I don't know if I'm going to throw the baby out with the bath water or what. I don't know what I believe anymore. I don't know if I'm going to believe again or not, but if I do, I will come back to the faith on entirely different foundations that those I was planted on.

I was asked by a close relative to assist with a funeral for a distant relative this Christmas weekend. I gave up weddings early this year. I've had enough of them. I quit. I think this may just end up being my last funeral. I haven't preached in a while. Been turning down invitations. I can't stand up in front of people and lie, and I'm pretty sure they're not ready to hear what I really think at this point. I haven't even been to church in months. I've enjoyed not going and really could care less about when and where I go back, although I have to lie and tell my church-going friends that I've visited a few places here and there, so they'll feel better and won't be burdened to witness to me. If I were to be honest about how I feel and what I think, it would seriously screw up the theology and self-confidence of a lot of people I know who are perfectly content being plugged into the Matrix.

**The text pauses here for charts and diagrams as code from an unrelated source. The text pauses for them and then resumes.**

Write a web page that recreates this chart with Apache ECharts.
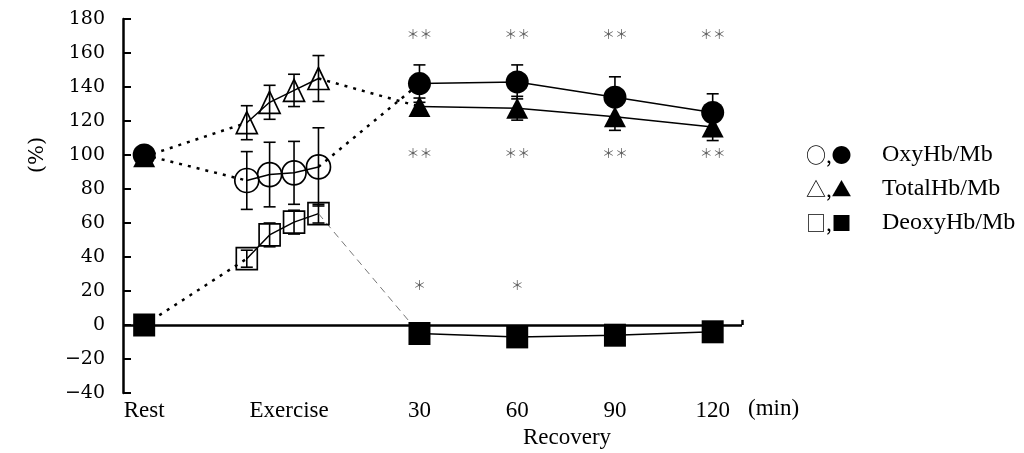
<!DOCTYPE html>
<html>
<head>
<meta charset="utf-8">
<script src="https://cdn.jsdelivr.net/npm/echarts@6/dist/echarts.min.js"></script>
<style>
  html, body { margin: 0; padding: 0; background: #fff; }
  #chart { width: 1024px; height: 453px; }
</style>
</head>
<body>
<div id="chart"></div>
<script>
// x positions: minutes of recovery; rest and exercise stages sit before 0
const restX = -54.5;
const exerciseX = [-23, -16, -8.5, -1];
const recoveryX = [30, 60, 90, 120];
const xMin = -61;
const xMax = 129;

const xTickValues = [-54.5, -10, 30, 60, 90, 120];
const xTickLabels = ['Rest', 'Exercise', '30', '60', '90', '120'];

// values in % of rest (mean and SD)
const oxyRest = 100;
const totalRest = 99;
const deoxyRest = 0;

const oxyExercise = [85, 88.5, 89.5, 93];
const oxyExerciseSD = [17, 19, 18.5, 23];
const totalExercise = [119, 131, 138, 145];
const totalExerciseSD = [10, 10, 9.5, 13.5];
const deoxyExercise = [39, 53, 60.5, 65.5];
const deoxyExerciseSD = [5, 7, 7, 5.5];

const oxyRecovery = [142, 143, 134, 125];
const oxyRecoverySD = [11, 10, 12, 11];
const totalRecovery = [128.5, 127.5, 122.5, 116.5];
const totalRecoverySD = [5, 7, 8, 8];
const deoxyRecovery = [-5, -7, -6, -4];
const deoxyRecoverySD = [2, 2, 2, 2];

// significance marks above each recovery time
const sigOxy = ['**', '**', '**', '**'];
const sigOxyLevel = 171;
const sigTotal = ['**', '**', '**', '**'];
const sigTotalLevel = 101;
const sigDeoxy = ['*', '*', '', ''];
const sigDeoxyLevel = 23.5;

const legendRows = [
  { marks: '\u25CB,\u25CF', name: 'OxyHb/Mb' },
  { marks: '\u25B3,\u25B2', name: 'TotalHb/Mb' },
  { marks: '\u25A1,\u25A0', name: 'DeoxyHb/Mb' }
];

const serif = '"Liberation Serif", "Times New Roman", serif';
const zip = (xs, ys) => xs.map((x, i) => [x, ys[i]]);

function errorData(xs, ys, sds) {
  return xs.map((x, i) => [x, ys[i] - sds[i], ys[i] + sds[i]]);
}
const allErrors = [].concat(
  errorData(exerciseX, oxyExercise, oxyExerciseSD),
  errorData(exerciseX, totalExercise, totalExerciseSD),
  errorData(exerciseX, deoxyExercise, deoxyExerciseSD),
  errorData(recoveryX, oxyRecovery, oxyRecoverySD),
  errorData(recoveryX, totalRecovery, totalRecoverySD),
  errorData(recoveryX, deoxyRecovery, deoxyRecoverySD)
);

const openStyle = { color: 'rgba(255,255,255,0)', borderColor: '#000', borderWidth: 1.7 };
const filledStyle = { color: '#000', borderColor: '#000', borderWidth: 0 };

function markerLine(data, symbol, size, itemStyle, z) {
  return {
    type: 'line', data, symbol, symbolSize: size, showSymbol: true,
    lineStyle: { color: '#000', width: 1.5 },
    itemStyle, z, silent: true, animation: false
  };
}
function linkLine(data, lineStyle) {
  return {
    type: 'line', data, symbol: 'none', lineStyle, z: 2, silent: true, animation: false
  };
}
const dotted = { color: '#000', width: 2.5, type: [3, 6] };
const thinDash = { color: '#777', width: 1, type: [7, 5] };

function sigSeries(texts, level) {
  return {
    type: 'scatter', symbolSize: 0, z: 6, silent: true, animation: false,
    data: recoveryX.map((x, i) => [x, level, texts[i]]),
    label: {
      show: true, position: 'inside',
      formatter: p => p.value[2].replace(/\*/g, '\uFF0A'),
      fontFamily: '"Noto Sans CJK JP", sans-serif', fontSize: 13, color: '#333'
    }
  };
}

const chart = echarts.init(document.getElementById('chart'), null, { renderer: 'canvas' });
chart.setOption({
  animation: false,
  backgroundColor: '#fff',
  grid: { left: 123, right: 282, top: 19, bottom: 60, containLabel: false },
  xAxis: {
    type: 'value', min: xMin, max: xMax,
    axisLine: { show: false, onZero: false },
    axisTick: { show: false },
    splitLine: { show: false },
    axisLabel: {
      customValues: xTickValues,
      formatter: v => xTickLabels[xTickValues.indexOf(v)],
      margin: 6, fontFamily: serif, fontSize: 23, color: '#000'
    }
  },
  yAxis: {
    type: 'value', min: -40, max: 180, interval: 20,
    axisLine: { show: true, onZero: false, lineStyle: { color: '#000', width: 2.5 } },
    axisTick: { show: true, inside: true, length: 8, lineStyle: { color: '#000', width: 2 } },
    axisLabel: {
      margin: 18, fontFamily: '"DejaVu Serif", serif', fontSize: 19, color: '#000',
      formatter: v => String(v).replace('-', '\u2212')
    },
    splitLine: { show: false }
  },
  graphic: [
    { type: 'text', x: 38, y: 155, rotation: Math.PI / 2,
      style: { text: '(%)', font: '21px "DejaVu Serif", serif', fill: '#000', align: 'center', verticalAlign: 'middle' } },
    { type: 'text', x: 567, y: 438,
      style: { text: 'Recovery', font: '23px ' + serif, fill: '#000', align: 'center', verticalAlign: 'middle' } },
    { type: 'text', x: 748, y: 409,
      style: { text: '(min)', font: '23px ' + serif, fill: '#000', align: 'left', verticalAlign: 'middle' } }
  ].concat(legendRows.flatMap((r, i) => [
    { type: 'text', x: 806, y: 155 + i * 34,
      style: { text: r.marks, font: '20px "Noto Sans CJK JP", sans-serif', fill: '#000', align: 'left', verticalAlign: 'middle' } },
    { type: 'text', x: 882, y: 155 + i * 34,
      style: { text: r.name, font: '24px ' + serif, fill: '#000', align: 'left', verticalAlign: 'middle' } }
  ])),
  series: [
    {
      type: 'custom', z: 1, silent: true, animation: false,
      data: allErrors,
      encode: { x: 0, y: [1, 2] },
      renderItem: (params, api) => {
        const lo = api.coord([api.value(0), api.value(1)]);
        const hi = api.coord([api.value(0), api.value(2)]);
        const w = 6;
        const st = { stroke: '#000', lineWidth: 1.6 };
        return {
          type: 'group',
          children: [
            { type: 'line', shape: { x1: lo[0], y1: lo[1], x2: hi[0], y2: hi[1] }, style: st },
            { type: 'line', shape: { x1: lo[0] - w, y1: lo[1], x2: lo[0] + w, y2: lo[1] }, style: st },
            { type: 'line', shape: { x1: hi[0] - w, y1: hi[1], x2: hi[0] + w, y2: hi[1] }, style: st }
          ]
        };
      },
      markLine: {
        silent: true, symbol: 'none', label: { show: false },
        lineStyle: { color: '#000', width: 2.5, type: 'solid' },
        data: [
          { yAxis: 0 },
          [{ coord: [xMax, 0] }, { coord: [xMax, 3] }]
        ]
      }
    },
    // rest to exercise, exercise to recovery
    linkLine([[restX, oxyRest], [exerciseX[0], oxyExercise[0]]], dotted),
    linkLine([[restX, totalRest], [exerciseX[0], totalExercise[0]]], dotted),
    linkLine([[restX, deoxyRest], [exerciseX[0], deoxyExercise[0]]], dotted),
    linkLine([[exerciseX[3], oxyExercise[3]], [recoveryX[0], oxyRecovery[0]]], dotted),
    linkLine([[exerciseX[3], totalExercise[3]], [recoveryX[0], totalRecovery[0]]], dotted),
    linkLine([[exerciseX[3], deoxyExercise[3]], [recoveryX[0], deoxyRecovery[0]]], thinDash),
    // exercise (open markers)
    markerLine(zip(exerciseX, oxyExercise), 'circle', 24, openStyle, 4),
    markerLine(zip(exerciseX, totalExercise), 'triangle', [21, 22], openStyle, 4),
    markerLine(zip(exerciseX, deoxyExercise), 'rect', [21, 22], openStyle, 4),
    // recovery (filled markers)
    markerLine(zip(recoveryX, totalRecovery), 'triangle', [22, 21], filledStyle, 4),
    markerLine(zip(recoveryX, oxyRecovery), 'circle', 23, filledStyle, 5),
    markerLine(zip(recoveryX, deoxyRecovery), 'rect', [22, 23], filledStyle, 4),
    // rest
    markerLine([[restX, totalRest]], 'triangle', [22, 21], filledStyle, 4),
    markerLine([[restX, oxyRest]], 'circle', 23, filledStyle, 5),
    markerLine([[restX, deoxyRest]], 'rect', [22, 23], filledStyle, 5),
    sigSeries(sigOxy, sigOxyLevel),
    sigSeries(sigTotal, sigTotalLevel),
    sigSeries(sigDeoxy, sigDeoxyLevel)
  ]
});
</script>
</body>
</html>
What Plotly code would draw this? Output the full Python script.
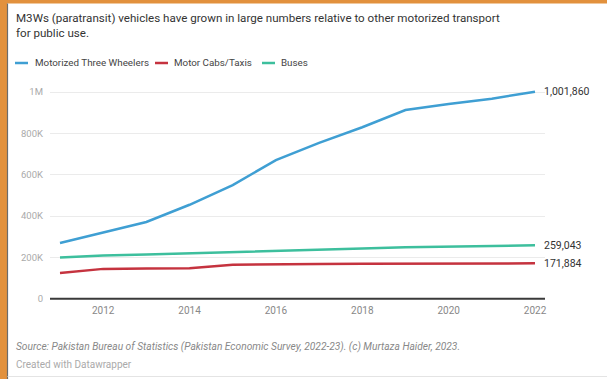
import plotly.graph_objects as go

years = list(range(2011, 2023))
m3w = [270000, 320000, 372000, 455000, 550000, 671000, 754000, 830000, 913000, 942000, 968000, 1001860]
cabs = [125000, 145000, 147000, 148000, 165000, 168000, 169000, 170000, 171000, 171500, 171700, 171884]
buses = [200000, 210000, 215000, 220000, 226000, 232000, 238000, 243000, 249000, 252000, 255000, 259043]

series_names = ["Motorized Three Wheelers", "Motor Cabs/Taxis", "Buses"]
series_vals = [m3w, cabs, buses]
colors = ["#3f9fd3", "#c5333f", "#3dbf9d"]

ytickvals = [0, 200000, 400000, 600000, 800000, 1000000]
yticktext = ["0", "200K", "400K", "600K", "800K", "1M"]
xtickvals = [2012, 2014, 2016, 2018, 2020, 2022]

W, H = 607, 379
L, R, T, B = 50, 62, 90, 76
pw = W - L - R
ph = H - T - B

xr = [2011 - 10 / 43.18, 2022 + 10 / 43.18]
yr = [-20000, 1010000]

def px(x):
    return (x - L) / pw

def py(y):
    return 1 - (y - T) / ph

fig = go.Figure()
# baseline at zero spanning the x-axis range
fig.add_trace(go.Scatter(x=xr, y=[0, 0], mode="lines", line=dict(color="#3a3a3a", width=2),
                         hoverinfo="skip", showlegend=False, cliponaxis=False))
for name, vals, c in zip(series_names, series_vals, colors):
    fig.add_trace(go.Scatter(x=years, y=vals, mode="lines", name=name,
                             line=dict(color=c, width=2.5), showlegend=False,
                             cliponaxis=False))
    fig.add_annotation(x=years[-1], y=vals[-1], text=f"{vals[-1]:,}", xref="x", yref="y",
                       xanchor="left", yanchor="middle", xshift=7, showarrow=False,
                       font=dict(family="Roboto", size=10.5, color="#333"))

shapes = []
# orange frame
shapes.append(dict(type="rect", xref="paper", yref="paper", x0=px(0), x1=px(7), y0=py(H), y1=py(0),
                   fillcolor="#e2913d", line=dict(width=0), layer="above"))
shapes.append(dict(type="rect", xref="paper", yref="paper", x0=px(0), x1=px(W), y0=py(3.5), y1=py(0),
                   fillcolor="#e2913d", line=dict(width=0), layer="above"))
shapes.append(dict(type="line", xref="paper", yref="paper", x0=px(7.5), x1=px(7.5), y0=py(H), y1=py(3.5),
                   line=dict(color="#6b6b6b", width=1.2)))
shapes.append(dict(type="line", xref="paper", yref="paper", x0=px(7.5), x1=px(W), y0=py(376.5), y1=py(376.5),
                   line=dict(color="#e4e4e4", width=1)))

# manual legend
leg_items = [(15, 33), (155, 172), (262, 279)]
annots = []
for (lx, tx), name, c in zip(leg_items, series_names, colors):
    shapes.append(dict(type="line", xref="paper", yref="paper", x0=px(lx), x1=px(lx + 13),
                       y0=py(63), y1=py(63), line=dict(color=c, width=2.5)))
    annots.append(dict(x=px(tx), y=py(63), xref="paper", yref="paper", text=name, showarrow=False,
                       xanchor="left", yanchor="middle",
                       font=dict(family="Roboto", size=9.8, color="#444")))

annots.append(dict(x=px(14), y=py(9), xref="paper", yref="paper",
                   text="M3Ws (paratransit) vehicles have grown in large numbers relative to other motorized transport<br>for public use.",
                   showarrow=False, xanchor="left", yanchor="top", align="left",
                   font=dict(family="Roboto", size=11.6, color="#333")))
annots.append(dict(x=px(14), y=py(347), xref="paper", yref="paper",
                   text="<i>Source: Pakistan Bureau of Statistics (Pakistan Economic Survey, 2022-23). (c) Murtaza Haider, 2023.</i>",
                   showarrow=False, xanchor="left", yanchor="middle",
                   font=dict(family="Roboto", size=10.2, color="#888")))
annots.append(dict(x=px(14), y=py(364), xref="paper", yref="paper",
                   text="Created with Datawrapper",
                   showarrow=False, xanchor="left", yanchor="middle",
                   font=dict(family="Roboto", size=10, color="#aaa")))

for a in annots:
    fig.add_annotation(**a)

fig.update_layout(
    width=W, height=H,
    margin=dict(l=L, r=R, t=T, b=B),
    paper_bgcolor="white", plot_bgcolor="white",
    shapes=shapes,
    showlegend=False,
    xaxis=dict(range=xr, tickvals=xtickvals, showgrid=False,
               zeroline=False, showline=False, ticks="",
               tickfont=dict(family="Roboto", size=10, color="#888")),
    yaxis=dict(range=yr, tickvals=ytickvals, ticktext=yticktext, showgrid=True,
               gridcolor="#ebebeb", gridwidth=1, zeroline=False,
               ticks="", showline=False, ticklabelstandoff=6,
               tickfont=dict(family="Roboto", size=9.5, color="#aaa")),
)

fig.write_html("out.html")
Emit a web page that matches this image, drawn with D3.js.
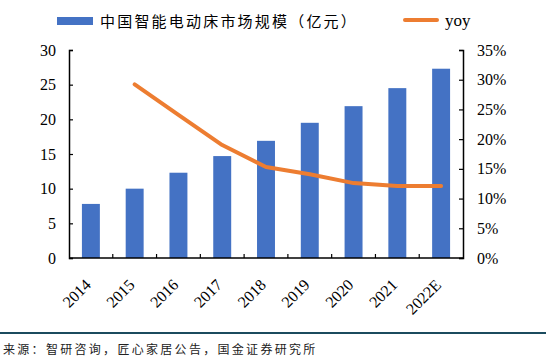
<!DOCTYPE html>
<html>
  <head>
    <meta charset="UTF-8">
    <title>中国智能电动床市场规模</title>
    <style>
      body { margin: 0; background: #fff; }
      svg text { font-family: "Liberation Serif", "Times New Roman", serif; }
    </style>
  </head>
  <body>
    <svg class="chart"></svg>
    <script src="https://d3js.org/d3.v7.min.js"></script>
    <script>

// data
var years = ["2014", "2015", "2016", "2017", "2018", "2019", "2020", "2021", "2022E"];
var market = [7.8, 10.0, 12.3, 14.7, 16.9, 19.5, 21.9, 24.5, 27.3];
var yoy = [null, 0.292, 0.241, 0.19, 0.153, 0.141, 0.126, 0.121, 0.121];
var leftTicks = [0, 5, 10, 15, 20, 25, 30];
var rightTicks = [0, 0.05, 0.1, 0.15, 0.2, 0.25, 0.3, 0.35];

var width = 546, height = 362;
var mLeft = 69, mRight = 463, mTop = 50, mBottom = 258;

var svg = d3.select("svg")
  .attr("width", width)
  .attr("height", height);

var x = d3.scaleBand().domain(years).range([mLeft, mRight]).paddingInner(0.59).paddingOuter(0.295);
var xb = d3.scaleBand().domain(years).range([mLeft, mRight]);
var y = d3.scaleLinear().domain([0, 30]).range([mBottom, mTop]);
var y2 = d3.scaleLinear().domain([0, 0.35]).range([mBottom, mTop]);

// bars
svg.append("g").selectAll("rect")
  .data(market)
  .enter().append("rect")
    .attr("x", function(d, i) { return x(years[i]); })
    .attr("width", x.bandwidth())
    .attr("y", function(d) { return y(d); })
    .attr("height", function(d) { return mBottom - y(d); })
    .attr("fill", "#4472C4");

// yoy line
var line = d3.line()
  .defined(function(d) { return d != null; })
  .x(function(d, i) { return xb(years[i]) + xb.bandwidth() / 2; })
  .y(function(d) { return y2(d); });

svg.append("path")
  .datum(yoy)
  .attr("d", line)
  .attr("fill", "none")
  .attr("stroke", "#ED7D31")
  .attr("stroke-width", 4)
  .attr("stroke-linejoin", "round")
  .attr("stroke-linecap", "round");

// axes
var yAxis = svg.append("g")
  .attr("transform", "translate(" + mLeft + ",0)")
  .call(d3.axisLeft(y).tickValues(leftTicks).tickSize(-4).tickPadding(13));

var yAxis2 = svg.append("g")
  .attr("transform", "translate(" + mRight + ",0)")
  .call(d3.axisRight(y2).tickValues(rightTicks).tickSize(-4).tickPadding(14)
    .tickFormat(function(d) { return Math.round(d * 100) + "%"; }));

var xTicks = d3.range(1, years.length).map(function(i) { return xb(years[i]); });
var xAxis = svg.append("g");
xAxis.append("line")
  .attr("x1", mLeft).attr("x2", mRight)
  .attr("y1", mBottom).attr("y2", mBottom)
  .attr("stroke", "#000").attr("stroke-width", 1.5);
xAxis.selectAll("line.tick")
  .data(xTicks)
  .enter().append("line")
    .attr("class", "tick")
    .attr("x1", function(d) { return d; }).attr("x2", function(d) { return d; })
    .attr("y1", mBottom).attr("y2", mBottom - 4)
    .attr("stroke", "#000").attr("stroke-width", 1.2);

xAxis.selectAll("text")
  .data(years)
  .enter().append("text")
    .attr("transform", function(d) {
      return "translate(" + (xb(d) + xb.bandwidth() / 2 - 3) + "," + (mBottom + 24) + ") rotate(-45)";
    })
    .attr("text-anchor", "end")
    .attr("dy", "0.35em")
    .style("font-size", "16px")
    .attr("fill", "#000")
    .text(function(d) { return d; });

[yAxis, yAxis2].forEach(function(g) {
  g.select(".domain").attr("stroke", "#000").attr("stroke-width", 1.5);
  g.selectAll(".tick line").attr("stroke", "#000").attr("stroke-width", 1.2);
  g.selectAll(".tick text")
    .style("font-size", "16px")
    .style("font-family", "Liberation Serif, serif")
    .attr("fill", "#000");
});

// legend
svg.append("rect")
  .attr("x", 57).attr("y", 17).attr("width", 36).attr("height", 8)
  .attr("fill", "#4472C4");
svg.append("text")
  .attr("x", 100).attr("y", 27)
  .style("font-family", "Noto Sans CJK SC, sans-serif")
  .style("font-size", "15px")
  .style("letter-spacing", "2.2px")
  .attr("fill", "#000")
  .text("中国智能电动床市场规模（亿元）");
svg.append("line")
  .attr("x1", 405).attr("x2", 437).attr("y1", 20).attr("y2", 20)
  .attr("stroke", "#ED7D31").attr("stroke-width", 4)
  .attr("stroke-linecap", "round");
svg.append("text")
  .attr("x", 445).attr("y", 26)
  .style("font-size", "17px")
  .attr("fill", "#000")
  .text("yoy");

// source
svg.append("line")
  .attr("x1", 0).attr("x2", width).attr("y1", 333).attr("y2", 333)
  .attr("stroke", "#1b4b5e").attr("stroke-width", 2);
svg.append("text")
  .attr("x", 3).attr("y", 354)
  .style("font-family", "Noto Sans CJK SC, sans-serif")
  .style("font-size", "12px")
  .style("letter-spacing", "2.3px")
  .attr("fill", "#222")
  .text("来源：智研咨询，匠心家居公告，国金证券研究所");

    </script>
  </body>
</html>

If they want to go down the rabbit hole one day, that's great, but I'm not pulling their plug until I know just where the hell this thing is going.

So after I got suckered into agreeing to "assist" with this guy's funeral, who I don't know, I found out it's a memorial service because he's going to be cremated. Ok, fine, whatever. Doesn't bother me none. Then I find out from family members that he was quite the "hell raiser" in his day. Never darkened the door of the church and was quite a jerk to most who knew him. He's been in nursing home for a while, lost a battle with cancer at 58. Kicker to the whole story I learn tonight is that when the memorial service is over his wife is spreading his ashes on the front lawn of the local casino, his favorite place in the whole world. So, here I am, a drop out preacher, on the verge of losing faith if not my mind, going to speak at this guy's funeral tomorrow who apparently didn't believe in anything except finding a machine that's hot. I got to admit, if God is real, He's got one hell of a sense of humor.

Wednesday, December 13, 2006

Then Let Us Doubt

"The beginning of wisdom is found in doubting; by doubting we come to the question, and by seeking we may come upon the truth."

— Pierre Abelard


There are days when the questions roll on like the miles of the road. You stop one day and try to remember just where you are and how you got there. I've come to a lonely place and choose to sit awhile with myself. There is a strange romantic irony that only in losing yourself can you truly ever find yourself, that there is much we can learn when we realize that we know nothing.